FBCH group recorded an outstanding pre tax profit of $6m for the full year ended December 31, 2009. The commendable performance came on the back of a near nil/zero position following the impairment of the group’s financial assets at adoption of multi-currency in January 2009.
Adoption of multi-currency at the beginning of the year brought its own new challenges that inter-alia included severe liquidity constraints in the economy, a dysfunctional inter-bank market, absence of the lender of last resort and limited access to international lines of credit. During the course of the year, the group through the bank acquired 59% of ZSE listed Turnall Holdings following realization of collateral on a non-performing debt. The entity contributed significantly to the group’s bottom line.
Total income amounted to $30.4m, the main flagship (Bank), contributing 44% at $13.5m. Net interest income amounted to $5.3m with net fees and commissions coming in at a modest $3.6m.
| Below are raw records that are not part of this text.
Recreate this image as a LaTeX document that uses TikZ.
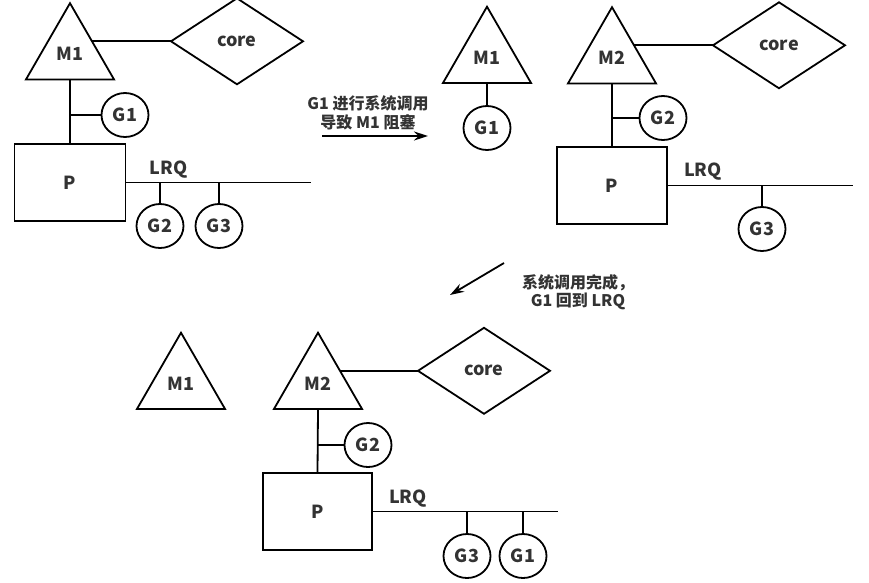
\documentclass[tikz,border=0pt]{standalone}
\usepackage{fontspec}
\setmainfont{Noto Sans CJK SC}
\usepackage{tikz}
\usetikzlibrary{shapes.geometric,arrows.meta}

\begin{document}
\begin{tikzpicture}[x=1pt,y=-1pt,line width=1.8pt,
		every node/.style={text=black!80,font=\fontsize{18}{20}\selectfont\bfseries},
		thread/.style={draw,regular polygon,regular polygon sides=3,minimum size=101.6pt,inner sep=0pt,outer sep=0pt},
		cpu/.style={draw,diamond,minimum width=132pt,minimum height=86pt,inner sep=0pt,outer sep=0pt,anchor=west},
		gor/.style={draw,ellipse,minimum width=47pt,minimum height=44pt,inner sep=0pt,outer sep=0pt},
		proc/.style={draw,rectangle,minimum width=111pt,minimum height=77pt,inner sep=0pt,outer sep=0pt},
		notiz/.style={align=center,font=\fontsize{16}{18.5}\selectfont\bfseries},
		pfeil/.style={-{Stealth[length=14pt,width=9pt]}}]
				\useasboundingbox (0,0) rectangle (869,582);
				
				% Zustand 1: M1 fuehrt G1 aus, G2 und G3 in der LRQ
				\node[thread] (M1a) at (70,54) {M1};
				\node[cpu] (core1) at ([xshift=79pt]M1a.side 3) {core};
				\node[gor] (G1a) at (125,115) {G1};
				\node[proc] (P1) at (70,182.5) {P};
				\draw (M1a.side 3) -- (core1.west);
				\draw (M1a.side 2) -- (P1.north);
				\draw (G1a.west) -- (G1a.west -| P1.north);
				\coordinate (Q1) at ([xshift=185pt]P1.east);
				\draw (P1.east) -- (Q1);
				\node (lrq1) at ([xshift=43pt,yshift=13pt]P1.east) {LRQ};
				\node[gor] (G2a) at (160,226) {G2};
				\node[gor] (G3a) at (219,226) {G3};
				\foreach \g in {G2a,G3a}
				\draw (\g.north) -- (\g.north |- P1.east);
				
				% Pfeil 1: Systemaufruf
				\node[notiz] (txt1) at (368,113) {G1 进行系统调用\\导致 M1 阻塞};
				\coordinate (a1s) at (322,136);
				\coordinate (a1e) at (428,136);
				\draw[pfeil] (a1s) -- (a1e);
				
				% Zustand 2: M1 blockiert mit G1, P wechselt zu M2
				\node[thread] (M1b) at (487,57.5) {M1};
				\node[gor] (G1b) at (487,128) {G1};
				\draw (M1b.side 2) -- (G1b.north);
				
				\node[thread] (M2a) at (612,58) {M2};
				\node[cpu] (core2) at ([xshift=79pt]M2a.side 3) {core};
				\node[gor] (G2b) at (663,118) {G2};
				\node[proc,minimum width=110pt] (P2) at (612,185.5) {P};
				\draw (M2a.side 3) -- (core2.west);
				\draw (M2a.side 2) -- (P2.north);
				\draw (G2b.west) -- (G2b.west -| P2.north);
				\coordinate (Q2) at ([xshift=186pt]P2.east);
				\draw (P2.east) -- (Q2);
				\node (lrq2) at ([xshift=36pt,yshift=14pt]P2.east) {LRQ};
				\node[gor] (G3b) at (762,229) {G3};
				\draw (G3b.north) -- (G3b.north |- P2.east);
				
				% Pfeil 2: Systemaufruf fertig
				\node[notiz] (txt2) at (578,292) {系统调用完成，\\G1 回到 LRQ};
				\coordinate (a2s) at (504,263);
				\coordinate (a2e) at (450,295);
				\draw[pfeil] (a2s) -- (a2e);
				
				% Zustand 3: G1 zurueck in der LRQ, M1 frei
				\node[thread] (M1c) at (181,383.5) {M1};
				\node[thread] (M2b) at (318,383.5) {M2};
				\node[cpu] (core3) at ([xshift=78pt]M2b.side 3) {core};
				\node[gor] (G2c) at (368,445) {G2};
				\node[proc,minimum width=109pt] (P3) at (317.5,511.5) {P};
				\draw (M2b.side 3) -- (core3.west);
				\draw (M2b.side 2) -- (P3.north);
				\draw (G2c.west) -- (G2c.west -| P3.north);
				\coordinate (Q3) at ([xshift=186pt]P3.east);
				\draw (P3.east) -- (Q3);
				\node (lrq3) at ([xshift=36pt,yshift=13pt]P3.east) {LRQ};
				\node[gor] (G3c) at (467,556) {G3};
				\node[gor] (G1c) at (523,556) {G1};
				\foreach \g in {G3c,G1c}
				\draw (\g.north) -- (\g.north |- P3.east);
				
\end{tikzpicture}
\end{document}
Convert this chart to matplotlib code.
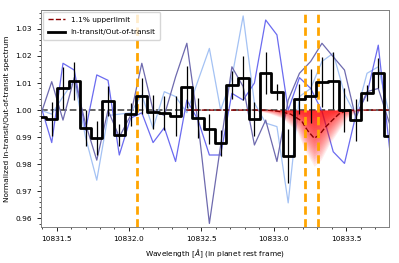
import numpy as np
import matplotlib
matplotlib.use('Agg')
import matplotlib.pyplot as plt
from matplotlib.ticker import MultipleLocator, AutoMinorLocator

plt.rcParams['font.size'] = 5.3
plt.rcParams['font.family'] = 'DejaVu Sans'

# bin centers of the binned ratio (Angstrom)
wl0 = 10831.3887
dwl = 0.0778
wave = wl0 + dwl * np.arange(32)

# in-transit / out-of-transit (binned)
ratio = [0.9976, 0.9967, 1.0081, 1.0109, 0.9933, 0.9898, 1.0035, 0.9908,
         0.9984, 1.0052, 0.9994, 0.9988, 0.9978, 1.0084, 0.9970, 0.9930,
         0.9880, 1.0093, 1.0118, 0.9966, 1.0138, 1.0068, 0.9831, 1.0040,
         1.0052, 1.0105, 1.0109, 1.0000, 0.9963, 1.0062, 1.0136, 0.9904]
ratio_err = [0.0055, 0.0063, 0.0078, 0.0070, 0.0067, 0.0063, 0.0055, 0.0041,
             0.0041, 0.0067, 0.0063, 0.0063, 0.0074, 0.0078, 0.0074, 0.0055,
             0.0048, 0.0052, 0.0081, 0.0063, 0.0078, 0.0030, 0.0100, 0.0055,
             0.0100, 0.0092, 0.0104, 0.0081, 0.0078, 0.0030, 0.0055, 0.0074]

# individual transits
transit_a = [1.000, 0.9985, 1.005, 1.011, 0.990, 0.9741, 0.998, 0.9985,
             0.999, 1.0056, 0.9933, 1.0068, 1.005, 0.999, 1.011, 1.0228,
             1.000, 1.012, 1.0348, 1.0026, 0.9952, 0.9939, 0.9657, 1.005,
             1.008, 1.018, 1.021, 1.006, 0.998, 1.0136, 1.016, 0.998]
transit_b = [1.002, 0.988, 1.0173, 1.0148, 0.9926, 1.013, 1.011, 0.9834,
             0.997, 0.999, 0.988, 0.9935, 0.981, 1.0037, 0.9963, 0.9834,
             0.9834, 1.0062, 1.0037, 1.010, 1.0333, 1.0278, 1.000, 1.012,
             1.008, 0.9996, 0.9846, 0.9803, 0.998, 1.006, 1.024, 0.986]
transit_c = [0.998, 1.0105, 0.9963, 1.012, 0.995, 0.9815, 1.000, 0.990,
             0.998, 1.0173, 1.000, 0.998, 1.0123, 1.0247, 0.995, 0.9581,
             0.987, 1.016, 1.0087, 0.9871, 0.9963, 0.981, 1.0037, 1.0136,
             1.018, 1.0247, 1.0197, 1.0148, 0.997, 1.0068, 1.008, 0.995]

# upper limit model
model_wl = [10832.40, 10832.95, 10833.00, 10833.05, 10833.117, 10833.193,
            10833.232, 10833.280, 10833.315, 10833.356, 10833.404, 10833.452,
            10833.50, 10833.55, 10833.80]
model_val = [1.0000, 1.0000, 0.9998, 0.9994, 0.9985, 0.9960,
             0.9926, 0.9896, 0.9908, 0.9936, 0.9962, 0.9986,
             0.9997, 1.0000, 1.0000]
model_center = 10833.28

he_lines = [10832.057, 10833.217, 10833.306]

fig = plt.figure(figsize=(3.99, 2.63), dpi=100)
ax = fig.add_axes([0.103, 0.137, 0.872, 0.825])

ax.plot(wave, transit_a, color='#a4c2f4', lw=0.9, zorder=2)
ax.plot(wave, transit_b, color='#6b6bf0', lw=0.9, zorder=2)
ax.plot(wave, transit_c, color='#6e6aae', lw=0.9, zorder=2)

ax.axhline(1.0, color='0.35', ls='--', lw=1.3, zorder=1)

# red glow below the upper limit
mwl = np.array(model_wl)
mdepth = 1.0 - np.array(model_val)
for s in np.linspace(0.1, 2.0, 22):
    stretch = 1.0 + 0.35 * max(s - 1.0, 0)
    ax.fill_between(model_center + (mwl - model_center) * stretch, 1.0,
                    1.0 - mdepth * s, color='red', alpha=0.07, lw=0, zorder=3)
ax.plot(mwl, model_val, color='#8b0000', ls='--', lw=1.0, zorder=4, label='1.1% upperlimit')

for w in he_lines:
    ax.axvline(w, color='orange', ls='--', lw=2, dashes=(3, 1.6), zorder=5)

ax.errorbar(wave, ratio, yerr=ratio_err, fmt='none', ecolor='black', elinewidth=0.9, zorder=6)
ax.plot(wave, ratio, color='black', lw=2, drawstyle='steps-mid', zorder=7,
        label='In-transit/Out-of-transit')

ax.set_xlim(10831.393, 10833.797)
ax.set_ylim(0.9568, 1.0370)
ax.ticklabel_format(useOffset=False)
ax.xaxis.set_major_locator(MultipleLocator(0.5))
ax.xaxis.set_minor_locator(AutoMinorLocator(5))
ax.yaxis.set_major_locator(MultipleLocator(0.01))
ax.yaxis.set_minor_locator(AutoMinorLocator(5))
ax.yaxis.set_major_formatter(plt.FormatStrFormatter('%.2f'))
ax.xaxis.set_major_formatter(plt.FormatStrFormatter('%.1f'))
ax.tick_params(which='major', length=3, width=0.6)
ax.tick_params(which='minor', length=1.6, width=0.5)
for sp in ax.spines.values():
    sp.set_color('0.5')
    sp.set_linewidth(0.7)

ax.set_xlabel(r'Wavelength [$\AA$] (in planet rest frame)')
ax.set_ylabel('Normalized In-transit/Out-of-transit spectrum')
ax.legend(loc='upper left', fontsize=5.3, handlelength=2.4, handletextpad=0.7,
          borderpad=0.65, labelspacing=0.85, borderaxespad=0.25)

plt.savefig('out.png', dpi=100)
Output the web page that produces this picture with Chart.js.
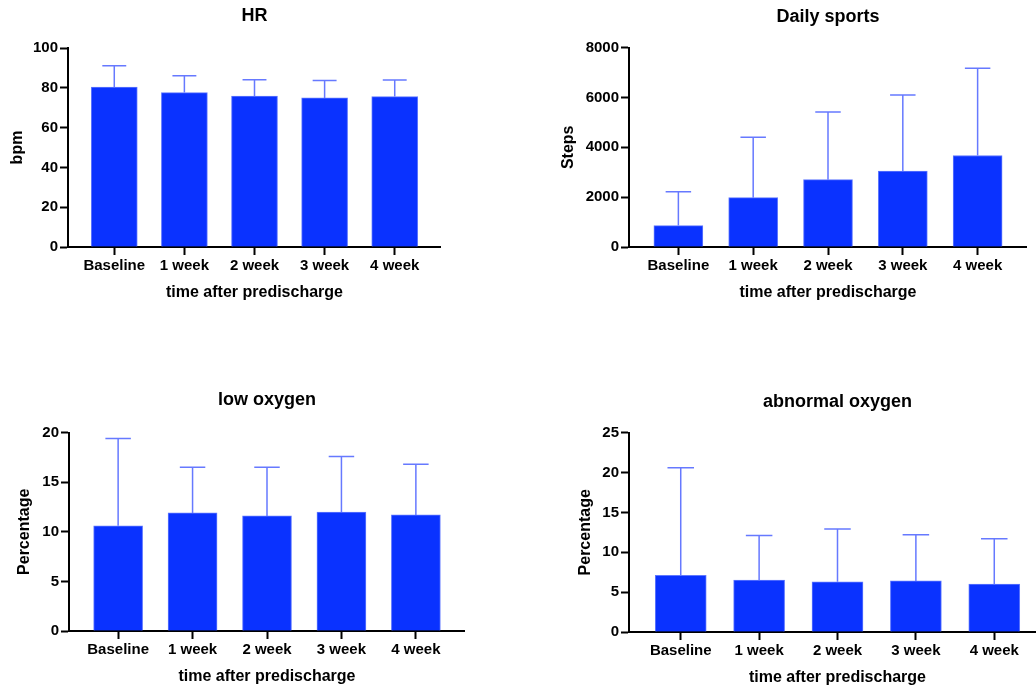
<!DOCTYPE html>
<html>
<head>
<meta charset="utf-8">
<script src="https://cdn.jsdelivr.net/npm/chart.js@4.4.1/dist/chart.umd.min.js"></script>
<style>
  html, body { margin: 0; padding: 0; background: #fff; overflow: hidden; }
  body { width: 1036px; height: 690px; position: relative; }
  .panel { position: absolute; }
</style>
</head>
<body>
<div class="panel" id="p1" style="left:0px;top:0px;width:441px;height:302px"><canvas id="c1"></canvas></div>
<div class="panel" id="p2" style="left:540px;top:0px;width:487px;height:302px"><canvas id="c2"></canvas></div>
<div class="panel" id="p3" style="left:0px;top:380px;width:465px;height:306px"><canvas id="c3"></canvas></div>
<div class="panel" id="p4" style="left:560px;top:380px;width:486px;height:307px"><canvas id="c4"></canvas></div>
<script>
var timepoints = ['Baseline', '1 week', '2 week', '3 week', '4 week'];

var hrMean = [80.3, 77.6, 75.8, 74.9, 75.6];
var hrSD = [10.8, 8.4, 8.2, 8.8, 8.3];
var hrTicks = [0, 20, 40, 60, 80, 100];

var stepsMean = [860, 1980, 2700, 3050, 3670];
var stepsSD = [1360, 2420, 2720, 3050, 3500];
var stepsTicks = [0, 2000, 4000, 6000, 8000];

var lowMean = [10.6, 11.9, 11.6, 12.0, 11.7];
var lowSD = [8.8, 4.6, 4.9, 5.6, 5.1];
var lowTicks = [0, 5, 10, 15, 20];

var abnMean = [7.1, 6.5, 6.3, 6.4, 6.0];
var abnSD = [13.5, 5.6, 6.6, 5.8, 5.7];
var abnTicks = [0, 5, 10, 15, 20, 25];

var BAR = '#0a32ff';
var ERR = '#6679ff';
var FONT = '"Liberation Sans", Arial, Helvetica, sans-serif';

// draws the upper SD whisker for every bar
var errorBars = {
	id: 'errorBars',
	afterDatasetsDraw: function(chart) {
		var meta = chart.getDatasetMeta(0);
		var sd = chart.data.datasets[0].sd;
		var yScale = chart.scales.y;
		var ctx = chart.ctx;
		ctx.save();
		ctx.strokeStyle = ERR;
		ctx.lineWidth = 1.5;
		meta.data.forEach(function(bar, i) {
			var v = chart.data.datasets[0].data[i].y;
			var yTop = yScale.getPixelForValue(v + sd[i]);
			var cap = bar.width * 0.26;
			ctx.beginPath();
			ctx.moveTo(bar.x, bar.y);
			ctx.lineTo(bar.x, yTop);
			ctx.moveTo(bar.x - cap, yTop);
			ctx.lineTo(bar.x + cap, yTop);
			ctx.stroke();
		});
		ctx.restore();
	}
};

function makeChart(id, cfg) {
	var data = cfg.mean.map(function(v, i) { return {x: i, y: v}; });
	return new Chart(document.getElementById(id), {
		type: 'bar',
		data: {
			datasets: [{
				data: data,
				sd: cfg.sd,
				backgroundColor: BAR,
				borderColor: '#5f78ff',
				borderWidth: 1,
				barThickness: cfg.barW
			}]
		},
		plugins: [errorBars],
		options: {
			responsive: true,
			maintainAspectRatio: false,
			animation: false,
			layout: { padding: 0 },
			plugins: {
				legend: { display: false },
				tooltip: { enabled: false },
				title: {
					display: true,
					text: cfg.title,
					fullSize: false,
					color: '#000',
					font: { family: FONT, size: 18, weight: 'bold' },
					padding: { top: cfg.titleTop, bottom: cfg.titleBottom }
				}
			},
			scales: {
				x: {
					type: 'linear',
					offset: false,
					min: -0.66,
					max: 4.66,
					afterBuildTicks: function(scale) {
						scale.ticks = timepoints.map(function(t, i) { return {value: i}; });
					},
					afterFit: function(scale) { scale.height = cfg.xH; },
					ticks: {
						color: '#000',
						padding: 2,
						maxRotation: 0,
						autoSkip: false,
						font: { family: FONT, size: 15, weight: 'bold' },
						callback: function(v) { return timepoints[v]; }
					},
					grid: { display: true, offset: false, drawOnChartArea: false, drawTicks: true, tickLength: 8, tickWidth: 2, tickColor: '#000' },
					border: { display: true, color: '#000', width: 2 },
					title: {
						display: true,
						text: 'time after predischarge',
						color: '#000',
						font: { family: FONT, size: 16, weight: 'bold' },
						padding: { top: 0, bottom: 0 }
					}
				},
				y: {
					min: 0,
					max: cfg.ticks[cfg.ticks.length - 1],
					afterBuildTicks: function(scale) {
						scale.ticks = cfg.ticks.map(function(t) { return {value: t}; });
					},
					afterFit: function(scale) { scale.width = cfg.yW; },
					ticks: {
						color: '#000',
						padding: 2,
						font: { family: FONT, size: 15, weight: 'bold' },
						callback: function(v) { return String(v); }
					},
					grid: { display: true, drawOnChartArea: false, drawTicks: true, tickLength: 8, tickWidth: 2, tickColor: '#000' },
					border: { display: true, color: '#000', width: 2 },
					title: {
						display: true,
						text: cfg.yLabel,
						color: '#000',
						font: { family: FONT, size: 16, weight: 'bold' },
						padding: { top: cfg.yTitlePad, bottom: 0 }
					}
				}
			}
		}
	});
}

makeChart('c1', { title: 'HR', yLabel: 'bpm', mean: hrMean, sd: hrSD, ticks: hrTicks,
	barW: 46, yW: 68, xH: 55, titleTop: 5, titleBottom: 21.4, yTitlePad: 8 });
makeChart('c2', { title: 'Daily sports', yLabel: 'Steps', mean: stepsMean, sd: stepsSD, ticks: stepsTicks,
	barW: 49, yW: 89, xH: 55, titleTop: 6, titleBottom: 20, yTitlePad: 19 });
makeChart('c3', { title: 'low oxygen', yLabel: 'Percentage', mean: lowMean, sd: lowSD, ticks: lowTicks,
	barW: 49, yW: 69, xH: 55, titleTop: 9, titleBottom: 22, yTitlePad: 15 });
makeChart('c4', { title: 'abnormal oxygen', yLabel: 'Percentage', mean: abnMean, sd: abnSD, ticks: abnTicks,
	barW: 51, yW: 69, xH: 55, titleTop: 11, titleBottom: 20, yTitlePad: 16 });
</script>
</body>
</html>
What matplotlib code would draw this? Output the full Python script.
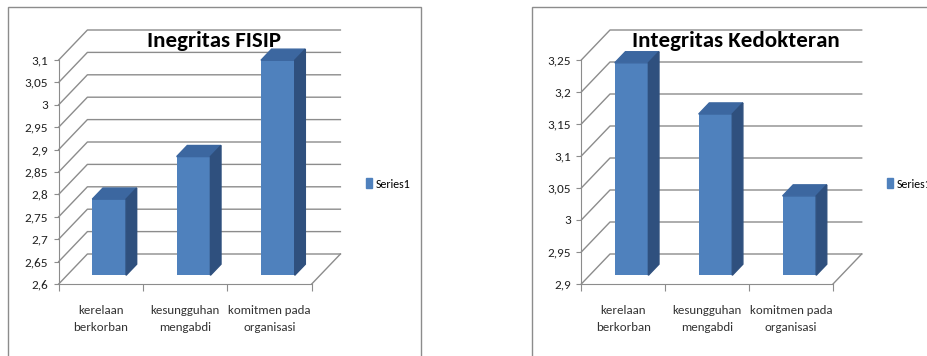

Other non-funded income totaled $21.6m. The group’s cost to income ratio remained in the high at 80%, signifying cost pressures against constrained business activity particularly during the first half year. Segment contribution towards operating profit before tax was as follows; Bank $1.2m, Re-insurance $665 000, Turnall $1m, the Building society and Stock-broking providing just about $60000.00. Total Profit after tax was $5.2m translating to an EPS of 1.3c per share. During the course of year the bank fell prey to a spat of robberies and fraud that hit the country and consequently lost $1.4m which has since been accounted for in the group’s results, however recovery of the lost funds is estimated at $1.1m. Capital adequacy ratio for the Bank stood at 35%, while the building society was at 95% signifying enormous margin to sweat the assets.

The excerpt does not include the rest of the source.